I got so excited when I came across news of a sleep study revealing more about Fibromyalgia. Each article I read lead off by telling of two Michigan universities that developed a new way of analyzing sleep fragmentation, which distinguishes between Fibromyalgia patients and those without the condition. And…that’s it. That’s all the info they’re giving.

It’s good that now they can identify the sleep patterns of Fibro patients, as a sleep disorder is one key component of the syndrome. However, where do they plan to go from here? Not sure, but they’re pretty excited about their new technology. Really, these headlines just need to quit teasing me.

Getting Wii Fit: Round One

Beginning an exercise routine is always hard, but starting one with Fibromyalgia is doubly difficult. As I mentioned about a week ago, I picked up Wii Fit in an attempt to actually do yoga regularly. So far, so good.

The Wii Fit yoga program is pretty straightforward, and so far hasn’t overwhelmed me. I’ve taken the “slow and steady” plan, and am only exercising (for the first two weeks) for 20 minutes at a time. It’s just enough to work up a sweat, but not so much as to put you on the couch for the next three days.

I’ll admit, I was extra achy the next day after my first go-round, but since then it hasn’t been too noticeable. Next week, I’ll step up to 30 minutes and start adding in more strength training. Of course, I’ve already been playing with the balance games (like downhill skiing) that come along with Wii Fit. They’re fun, and may do some good.

As promised, I’ll continue to update on how using Wii Fit does or doesn’t help with my Fibro.

The hippocampus may have something to do with fibro fog, among other things.

The hippocampus may have something to do with Fibromyalgia symptoms including fibro fog.

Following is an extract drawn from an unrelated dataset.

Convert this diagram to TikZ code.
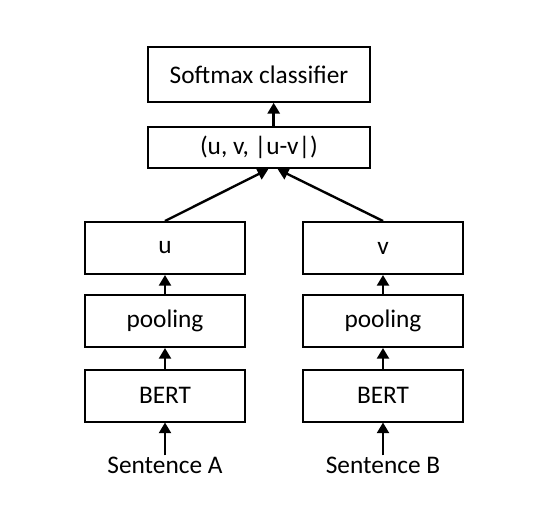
\documentclass[tikz,border=0pt]{standalone}
\usepackage{fontspec}
\setmainfont{Carlito}
\usetikzlibrary{arrows.meta}
\begin{document}
\begin{tikzpicture}[x=0.75pt,y=-0.75pt,
  box/.style={draw=black,line width=1.5pt,minimum width=120pt,minimum height=39pt,inner sep=0pt,font=\fontsize{19pt}{22pt}\selectfont},
  wbox/.style={box,minimum width=166.5pt,minimum height=41pt},
  cbox/.style={box,minimum width=166.5pt,minimum height=31pt},
  lbl/.style={inner sep=0pt,font=\fontsize{19pt}{22pt}\selectfont},
  arr/.style={line width=1.8pt,-{Triangle[width=9pt,length=8pt]}}]
\useasboundingbox (0,0) rectangle (556,512);
\node[wbox] (soft) at (259,74.5) {Softmax classifier};
\node[cbox] (comb) at (259,147.5) {(u, v, |u-v|)};
\node[box] (u) at (165,248) {u};
\node[box] (pa) at (165,321) {pooling};
\node[box] (ba) at (165,395.5) {BERT};
\node[box] (v) at (383,248) {v};
\node[box] (pb) at (383,321) {pooling};
\node[box] (bb) at (383,395.5) {BERT};
\node[lbl] (sa) at (165,465) {Sentence A};
\node[lbl] (sb) at (383,465) {Sentence B};
\draw[arr] (sa.north) ++(0,-1) -- (ba.south);
\draw[arr] (sb.north) ++(0,-1) -- (bb.south);
\draw[arr] (ba.north) -- (pa.south);
\draw[arr] (bb.north) -- (pb.south);
\draw[arr] (pa.north) -- (u.south);
\draw[arr] (pb.north) -- (v.south);
\draw[arr] (u.north) -- ([xshift=7pt]comb.south);
\draw[arr] (v.north) -- ([xshift=14pt]comb.south);
\draw[arr] ([xshift=11pt]comb.north) -- ([xshift=11pt]soft.south);
\end{tikzpicture}
\end{document}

Researchers have (another) new idea about what causes some Fibromyalgia symptoms. In a small study published in the Journal of Rheumatology, researchers found FM patients had a dysfunction in the hippocampus region of the brain, MSNBC reported this week. The hippocampus is in the front of the brain and is involved in regulating emotions and memory.

The doctors calculated the levels of three brain chemicals within the hippocampus — N-acetyl aspartate (NAA), choline and creatine — within the study group of 15 Fibromyalgia patients and 10 control group patients (same ages as the FM people, but Fibro-free). All patients underwent assessments of sleep patterns and cognitive function as well.

All FM patients in the study exhibited cognitive functional impairments on the Mini-Mental State Examination and 60 percent had sleep disturbances. No control subject exhibited any of these problems.

“NAA levels of the right and left hippocampi were lower in the patients compared to controls,” Dr. Yasser Emad, of Cairo University, Egypt,’s research team explains. “Another statistically significant difference was observed in choline levels in the right hippocampus, which were higher in the patient group.” The Fibromyalgia patients also had significantly lower NAA to choline and NAA to creatine ratios compared with the control subjects.

This sounds really exciting, but it’s hard to not be a bit skeptical because of the tiny sample group used in this study. A mere 15 FM patients isn’t exactly representative of the whole group. However, I do think this study warrants further investigation into the role of the hippocampus and NAA brain chemical deficiencies in Fibromyalgia. Perhaps this can lead doctors toward a cure?

I’ve long been convinced that something was different in FM patients’ brains, particularly in the way we experience pain. Perhaps this is a start of something big. Let’s all keep our fingers crossed.